April 13th, 2006 at 1:04 pm
Yeah, it seems like the EV should be 0 for the theoretical average reliever. If there was some way you could come up with profiles of each reliever giving the likelyhood of each outcome based on his past performance (i.e. avg reliever would surrender 0 runs 60% of time where as stud reliever would be 80%) you could calculate the win probability added for putting in said stud reliever in that situation.
This is rather off topic, but one thing thats always bothered me about reliever usage is when there is a reliever on the mound who has been effective, hasn’t pitched for long and is taken out for a situational advantage. It seems to me, pitchers frequently either have their stuff or don’t on a particular day.
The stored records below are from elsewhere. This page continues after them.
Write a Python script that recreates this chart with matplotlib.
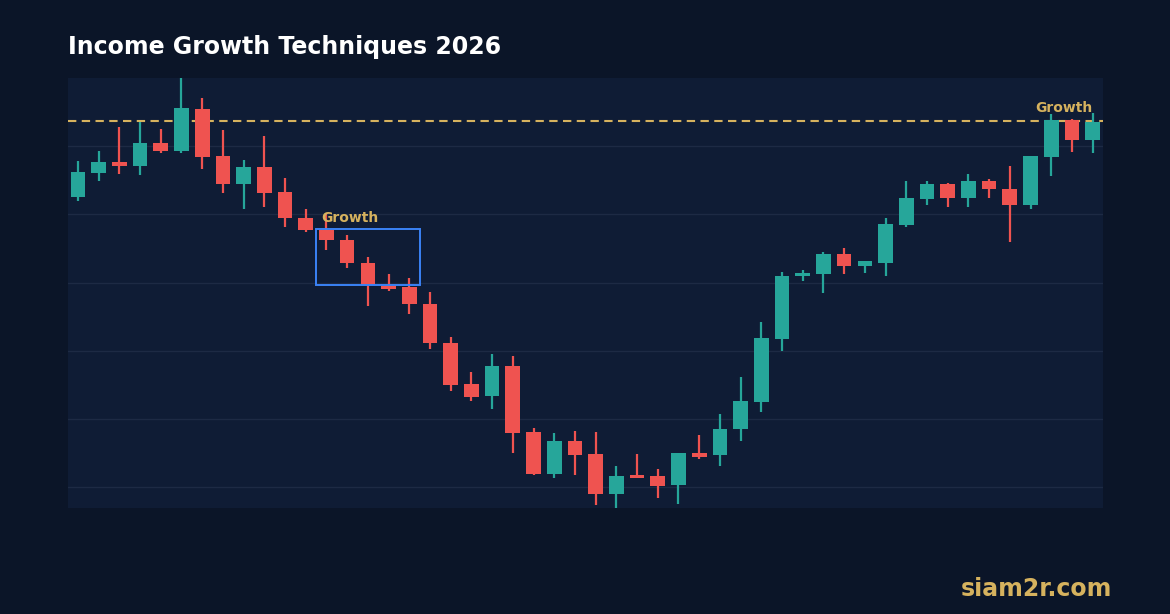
import matplotlib
matplotlib.use("Agg")
import matplotlib.pyplot as plt
from matplotlib.patches import Rectangle

# OHLC values (arbitrary price units)
opens = [142.6, 146.1, 147.6, 147.0, 150.5, 149.2, 155.4, 148.5, 144.5, 146.9,
         143.2, 139.5, 137.7, 136.3, 132.9, 129.5, 129.4, 126.9, 121.2, 115.1,
         113.4, 117.8, 108.1, 101.9, 106.8, 104.9, 99.1, 101.7, 101.7, 100.3,
         105.0, 104.7, 108.5, 112.5, 121.8, 131.0, 131.2, 134.2, 132.4, 132.9,
         138.4, 142.3, 144.5, 142.4, 144.9, 143.7, 141.4, 148.4, 153.8, 150.9]
highs = [147.8, 149.2, 152.8, 153.5, 152.5, 159.9, 157.1, 152.4, 147.9, 151.5,
         145.3, 140.7, 140.1, 136.9, 133.8, 131.2, 130.6, 128.6, 122.0, 116.9,
         119.5, 119.3, 108.7, 107.9, 108.3, 108.1, 103.2, 104.9, 102.7, 105.1,
         107.7, 110.8, 116.1, 124.2, 131.6, 131.9, 134.4, 135.1, 133.2, 139.5,
         144.8, 144.9, 144.6, 145.9, 145.2, 147.1, 148.6, 154.7, 153.9, 154.9]
lows = [141.9, 144.8, 145.9, 145.8, 148.9, 148.9, 146.7, 143.1, 140.8, 141.0,
        138.1, 137.4, 134.7, 132.1, 126.6, 128.8, 125.4, 120.3, 114.1, 112.7,
        111.5, 105.1, 101.8, 101.4, 101.8, 97.4, 97.0, 101.3, 98.4, 97.6,
        104.1, 103.2, 106.8, 111.1, 120.0, 130.2, 128.4, 131.2, 131.4, 130.9,
        138.1, 141.4, 141.0, 141.0, 142.4, 135.9, 140.8, 145.6, 149.1, 148.9]
closes = [146.2, 147.6, 147.0, 150.5, 149.2, 155.5, 148.4, 144.5, 146.9, 143.1,
          139.4, 137.7, 136.3, 132.8, 129.7, 129.1, 126.8, 121.1, 115.0, 113.3,
          117.8, 108.0, 101.9, 106.8, 104.8, 99.1, 101.7, 101.3, 100.2, 105.0,
          104.5, 108.6, 112.6, 121.9, 131.0, 131.4, 134.2, 132.4, 133.1, 138.5,
          142.4, 144.5, 142.4, 144.9, 143.7, 141.4, 148.5, 153.8, 150.9, 153.5]

resistance = 153.6
label_text = "Growth"
title = "Income Growth Techniques 2026"
watermark = "siam2r.com"

UP = "#26a69a"
DOWN = "#ef5350"
GOLD = "#d6b25e"
FIG_BG = "#0b1528"
AX_BG = "#0f1c35"
GRID = "#1d2a44"
BOX = "#3b82f6"
FONT = ["DejaVu Sans"]

fig = plt.figure(figsize=(11.7, 6.14), dpi=100, facecolor=FIG_BG)
ax = fig.add_axes([68 / 1170, 1 - 507.5 / 614, (1103 - 68) / 1170, (507.5 - 77.7) / 614])
ax.set_facecolor(AX_BG)

n = len(opens)
xs = list(range(n))
colors = [UP if c >= o else DOWN for o, c in zip(opens, closes)]
bottoms = [min(o, c) for o, c in zip(opens, closes)]
heights = [max(abs(c - o), 0.45) for o, c in zip(opens, closes)]

ax.vlines(xs, lows, highs, colors=colors, linewidth=1.6, zorder=3)
ax.bar(xs, heights, bottom=bottoms, width=0.71, color=colors, linewidth=0, zorder=4)

ax.axhline(resistance, color=GOLD, linestyle=(0, (4, 2.6)), linewidth=1.5, zorder=2)

ax.add_patch(Rectangle((11.5, 129.6), 5.03, 8.2, fill=False, edgecolor=BOX,
                       linewidth=1.4, zorder=5))

ax.text(11.75, 139.5, label_text, color=GOLD, fontsize=10, fontweight="bold",
        family=FONT, ha="left", va="center", zorder=6)
ax.text(49.0, 155.6, label_text, color=GOLD, fontsize=10, fontweight="bold",
        family=FONT, ha="right", va="center", zorder=6)

ax.set_xlim(-0.48, 49.5)
ax.set_ylim(97.05, 160.0)
ax.set_yticks([100, 110, 120, 130, 140, 150])
ax.yaxis.grid(True, color=GRID, linewidth=1.0)
ax.set_axisbelow(True)
ax.tick_params(left=False, bottom=False, labelleft=False, labelbottom=False)
for s in ax.spines.values():
    s.set_visible(False)

fig.text(68 / 1170, 1 - 47 / 614, title, color="white", fontsize=17,
         fontweight="bold", family=FONT, ha="left", va="center")
fig.text(1112 / 1170, 1 - 589 / 614, watermark, color=GOLD, fontsize=17,
         fontweight="bold", family=FONT, ha="right", va="center")

fig.savefig("out.png", dpi=100, facecolor=FIG_BG)
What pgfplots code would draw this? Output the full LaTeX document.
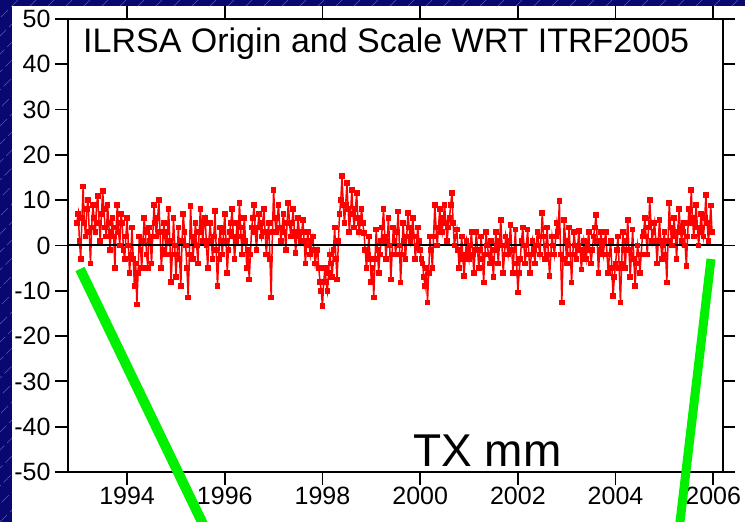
\documentclass[border=0pt]{standalone}
\usepackage{pgfplots}
\pgfplotsset{compat=1.18}
\usepackage{fontspec}
\setmainfont{Liberation Sans}
\definecolor{navybg}{RGB}{8,8,112}
\definecolor{hatch}{RGB}{90,90,180}
\definecolor{gline}{RGB}{0,240,0}
\begin{document}
\begin{tikzpicture}
\useasboundingbox (0pt,0pt) rectangle (745pt,522pt);
\fill[navybg] (0pt,0pt) rectangle (745pt,522pt);
\begin{scope}
\clip (0pt,0pt) rectangle (745pt,522pt);
\foreach \k in {0,1,...,70} {
  \draw[hatch, line width=0.5pt, dash pattern=on 10pt off 4pt] ({-540pt+\k*18pt},0pt) -- ({-18pt+\k*18pt},522pt);
}
\end{scope}
\fill[white] (12pt,0pt) rectangle (745pt,516pt);
% tick marks as filled bars
\foreach \xx in {127.1,224.8,322.5,420.2,517.8,615.5,713.2} {
  \fill[black] ({\xx*1pt-0.9pt},37pt) rectangle ({\xx*1pt+0.9pt},51pt);
  \fill[black] ({\xx*1pt-0.9pt},502pt) rectangle ({\xx*1pt+0.9pt},516pt);
}
\foreach \yy in {50,95.3,140.6,185.9,231.2,276.5,321.8,367.1,412.4,457.7,503} {
  \fill[black] (55pt,{\yy*1pt-0.9pt}) rectangle (69pt,{\yy*1pt+0.9pt});
  \fill[black] (722pt,{\yy*1pt-0.9pt}) rectangle (735pt,{\yy*1pt+0.9pt});
}
\begin{axis}[
  at={(68pt,50pt)}, anchor=south west, scale only axis,
  width=655pt, height=453pt,
  xmin=1992.79, xmax=2006.2, ymin=-50, ymax=50,
  xtick={1994,1996,1998,2000,2002,2004,2006},
  xticklabels={1994,1996,1998,2000,2002,2004,2006},
  ytick={-50,-40,-30,-20,-10,0,10,20,30,40,50},
  yticklabels={-50,-40,-30,-20,-10,0,10,20,30,40,50},
  tick align=outside, major tick length=12pt,
  axis line style={black, line width=1.8pt},
  tick style={black, line width=1.8pt},
  every tick label/.append style={font=\fontsize{25}{25}\selectfont, text=black},
  yticklabel style={xshift=-2pt},
]
\addplot[red, line width=1.5pt, mark=square*, mark size=2.1pt, mark options={solid}] table {
x y
1992.97 5
1993.00 7
1993.025 1
1993.05 -3
1993.075 6
1993.10 13
1993.125 5
1993.15 2
1993.175 8
1993.20 10
1993.225 3
1993.25 -4
1993.275 4
1993.30 9
1993.325 6
1993.35 3
1993.375 9
1993.40 11
1993.425 5
1993.45 1
1993.475 7
1993.50 12
1993.525 8
1993.55 4
1993.575 2
1993.60 9
1993.625 5
1993.65 -1
1993.675 3
1993.70 6
1993.725 2
1993.75 -5
1993.775 4
1993.80 9
1993.825 3
1993.85 0
1993.875 7
1993.90 5
1993.925 -1
1993.95 -3
1993.975 2
1994.00 6
1994.025 0
1994.05 -6
1994.075 -2
1994.10 4
1994.125 -3
1994.15 -9
1994.175 -4
1994.20 -13
1994.225 -6
1994.25 2
1994.275 -1
1994.30 -5
1994.325 1
1994.35 6
1994.375 3
1994.40 -2
1994.425 -5
1994.45 4
1994.475 1
1994.50 -4
1994.525 2
1994.55 9
1994.575 5
1994.60 2
1994.625 6
1994.65 10
1994.675 3
1994.70 -5
1994.725 -1
1994.75 5
1994.775 2
1994.80 -2
1994.825 3
1994.85 8
1994.875 1
1994.90 -8
1994.925 -2
1994.95 6
1994.975 0
1995.00 -7
1995.025 -2
1995.05 4
1995.075 -3
1995.10 -9
1995.125 1
1995.15 7
1995.175 3
1995.20 0
1995.225 -5
1995.25 -11.5
1995.275 -2
1995.30 8.7
1995.325 2
1995.35 -3
1995.375 1
1995.40 5
1995.425 0
1995.45 -4
1995.475 3
1995.50 8
1995.525 4
1995.55 1
1995.575 5
1995.60 6
1995.625 0
1995.65 -5
1995.675 1
1995.70 5
1995.725 1
1995.75 -3
1995.775 2
1995.80 7.6
1995.825 -1
1995.85 -9
1995.875 -3
1995.90 4
1995.925 1
1995.95 -2
1995.975 3
1996.00 7
1996.025 1
1996.05 -6
1996.075 -1
1996.10 3
1996.125 5
1996.15 8
1996.175 2
1996.20 -3
1996.225 1
1996.25 5
1996.275 2
1996.30 9.4
1996.325 4
1996.35 -2
1996.375 2
1996.40 6
1996.425 1
1996.45 -5
1996.475 -1
1996.50 -7.5
1996.525 -2
1996.55 4
1996.575 6
1996.60 9
1996.625 3
1996.65 -1
1996.675 4
1996.70 7
1996.725 4
1996.75 2
1996.775 5
1996.80 8
1996.825 3
1996.85 -2
1996.875 2
1996.90 5
1996.925 -3
1996.95 -11.5
1996.975 3
1997.00 12.3
1997.025 6
1997.05 3
1997.075 6
1997.10 9
1997.125 4
1997.15 1
1997.175 4
1997.20 7
1997.225 3
1997.25 -1
1997.275 5
1997.30 9.4
1997.325 5
1997.35 2
1997.375 5
1997.40 8
1997.425 3
1997.45 -1.6
1997.475 2
1997.50 6
1997.525 3
1997.55 1
1997.575 3
1997.60 5.7
1997.625 1
1997.65 -4
1997.675 0
1997.70 3
1997.725 0
1997.75 -2
1997.775 1
1997.80 2
1997.825 -1
1997.85 -4
1997.875 -2
1997.90 -1
1997.925 -5
1997.95 -8
1997.975 -10
1998.00 -13.4
1998.025 -8
1998.05 -5
1998.075 -8
1998.10 -10
1998.125 -6
1998.15 -2
1998.175 -4
1998.20 -7
1998.225 -1
1998.25 4
1998.275 -3
1998.30 -7.5
1998.325 1
1998.35 7
1998.375 10
1998.40 15.3
1998.425 9
1998.45 5
1998.475 9
1998.50 13.8
1998.525 8
1998.55 3
1998.575 7
1998.60 12.3
1998.625 7
1998.65 4
1998.675 8
1998.70 11.6
1998.725 6
1998.75 3
1998.775 5
1998.80 8
1998.825 5
1998.85 2.8
1998.875 -1
1998.90 -5
1998.925 -2
1998.95 2
1998.975 -3
1999.00 -8
1999.025 -5
1999.05 -11.5
1999.075 -3
1999.10 3.5
1999.125 -1
1999.15 -6
1999.175 -2
1999.20 1
1999.225 4
1999.25 8
1999.275 2
1999.30 -3
1999.325 1
1999.35 6
1999.375 0
1999.40 -7.5
1999.425 -2
1999.45 4
1999.475 1
1999.50 -2
1999.525 3
1999.55 7.5
1999.575 0
1999.60 -8.2
1999.625 -2
1999.65 5
1999.675 1
1999.70 -3
1999.725 2
1999.75 7.2
1999.775 4
1999.80 1
1999.825 3
1999.85 6
1999.875 2
1999.90 -3
1999.925 0
1999.95 4
1999.975 1
2000.00 -1
2000.025 -3
2000.05 -4
2000.075 -7
2000.10 -9
2000.125 -5
2000.15 -12.6
2000.175 -6
2000.20 2
2000.225 -1
2000.25 -5
2000.275 2
2000.30 9
2000.325 4
2000.35 0
2000.375 4
2000.40 8
2000.425 5
2000.45 3
2000.475 6
2000.50 9
2000.525 5
2000.55 1
2000.575 4
2000.60 6
2000.625 9
2000.65 11.6
2000.675 5
2000.70 0
2000.725 2
2000.75 3.5
2000.775 -1
2000.80 -5
2000.825 -2
2000.85 2
2000.875 -3
2000.90 -6.8
2000.925 -2
2000.95 1
2000.975 -1
2001.00 -3
2001.025 0
2001.05 3
2001.075 -2
2001.10 -6
2001.125 -1
2001.15 3
2001.175 -1
2001.20 -5
2001.225 -1
2001.25 2
2001.275 -3
2001.30 -8.2
2001.325 -2
2001.35 3
2001.375 0
2001.40 -2
2001.425 -4
2001.45 1
2001.475 -3
2001.50 -7
2001.525 -1
2001.55 3
2001.575 0
2001.60 -4
2001.625 1
2001.65 5.7
2001.675 0
2001.70 -6
2001.725 -2
2001.75 2
2001.775 0
2001.80 -2
2001.825 1
2001.85 4.5
2001.875 -1
2001.90 -6
2001.925 -1
2001.95 3.5
2001.975 -4
2002.00 -10.4
2002.025 -6
2002.05 -3
2002.075 1
2002.10 4
2002.125 0
2002.15 -4
2002.175 0
2002.20 3.5
2002.225 -2
2002.25 -6
2002.275 -2
2002.30 1
2002.325 -1
2002.35 -4
2002.375 0
2002.40 3
2002.425 0
2002.45 -2
2002.475 2
2002.50 7.2
2002.525 2
2002.55 -3
2002.575 0
2002.60 4
2002.625 -2
2002.65 -6.8
2002.675 -2
2002.70 2
2002.725 0
2002.75 -2
2002.775 2
2002.80 5
2002.825 3
2002.85 9.8
2002.875 -2
2002.90 -12.6
2002.925 -3
2002.95 5.7
2002.975 1
2003.00 -4
2003.025 0
2003.05 4
2003.075 -2
2003.10 -8.2
2003.125 -2
2003.15 3
2003.175 0
2003.20 -3
2003.225 0
2003.25 3.2
2003.275 -1
2003.30 -5.3
2003.325 -2
2003.35 1
2003.375 -1
2003.40 -3
2003.425 0
2003.45 3
2003.475 -1
2003.50 -4
2003.525 -1
2003.55 2
2003.575 4
2003.60 6.8
2003.625 1
2003.65 -6
2003.675 -1
2003.70 3
2003.725 0
2003.75 -2
2003.775 1
2003.80 3
2003.825 -2
2003.85 -6
2003.875 -2
2003.90 1
2003.925 -5
2003.95 -11.2
2003.975 -7
2004.00 -4
2004.025 -1
2004.05 2
2004.075 -5
2004.10 -12.6
2004.125 -4
2004.15 3
2004.175 -1
2004.20 -5
2004.225 1
2004.25 5.7
2004.275 -1
2004.30 -7
2004.325 -2
2004.35 3.5
2004.375 -3
2004.40 -9
2004.425 -4
2004.45 0
2004.475 -2
2004.50 -6
2004.525 -2
2004.55 2
2004.575 3
2004.60 6
2004.625 2
2004.65 -2
2004.675 4
2004.70 10
2004.725 5
2004.75 1
2004.775 3
2004.80 5
2004.825 1
2004.85 -4
2004.875 1
2004.90 5.7
2004.925 1
2004.95 -3
2004.975 0
2005.00 3
2005.025 -2
2005.05 -8.2
2005.075 1
2005.10 9.4
2005.125 4
2005.15 0
2005.175 3
2005.20 6
2005.225 2
2005.25 -3
2005.275 3
2005.30 8
2005.325 4
2005.35 1
2005.375 3
2005.40 5
2005.425 0
2005.45 -4.5
2005.475 2
2005.50 8
2005.525 5
2005.55 12.3
2005.575 6
2005.60 2
2005.625 5
2005.65 9
2005.675 4
2005.70 0
2005.725 3
2005.75 7
2005.775 4
2005.80 2
2005.825 6
2005.85 11.2
2005.875 5
2005.90 1
2005.925 4
2005.95 8.8
2005.975 3
};
\addplot[black, line width=2pt] coordinates {(1992.79,0) (2006.2,0)};
\end{axis}
\fill[black] (67pt,49pt) rectangle (69pt,504pt);
\fill[black] (722pt,49pt) rectangle (724pt,504pt);
\fill[black] (67pt,49pt) rectangle (724pt,51pt);
\fill[black] (67pt,502pt) rectangle (724pt,504pt);
\node[anchor=base west, inner sep=0pt, font=\fontsize{34}{34}\selectfont] at (83pt,469pt) {ILRSA Origin and Scale WRT ITRF2005};
\node[anchor=base west, inner sep=0pt, font=\fontsize{46}{46}\selectfont] at (413pt,55pt) {TX mm};
\begin{scope}
\clip (0pt,0pt) rectangle (745pt,522pt);
\draw[gline, line width=10pt] (80pt,253pt) -- (202pt,0pt) -- (207pt,-10pt);
\draw[gline, line width=9pt] (711pt,263pt) -- (680pt,0pt) -- (679pt,-10pt);
\end{scope}
\end{tikzpicture}
\end{document}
If you have a pitcher in who is obviously throwing well, why not leave him in instead of risking bringing in another pitcher who may or may not be having a good day.
I’d be curious to see some sort of analysis of play by play data to see what the expected outcomes are for a pitcher coming in cold, vs a pitcher that had gotten one out previously, vs pitchers who had gotten 2 consecutive outs, etc. If the BA for hitters against pitchers who had gotten 2 outs without giving up a hit is significantly lower it would seem to be an advantage to leave that pitcher in rather than trying to get some smaller advantage out of a platoon split.
Another case would be if the reliever had pitched the previous inning scorelessly is he more likely to pitch well the next inning. That would probably be easier to check. I haven’t read too much performance analysis stuff, so somebody might have done this already, but I’d be curious about the results…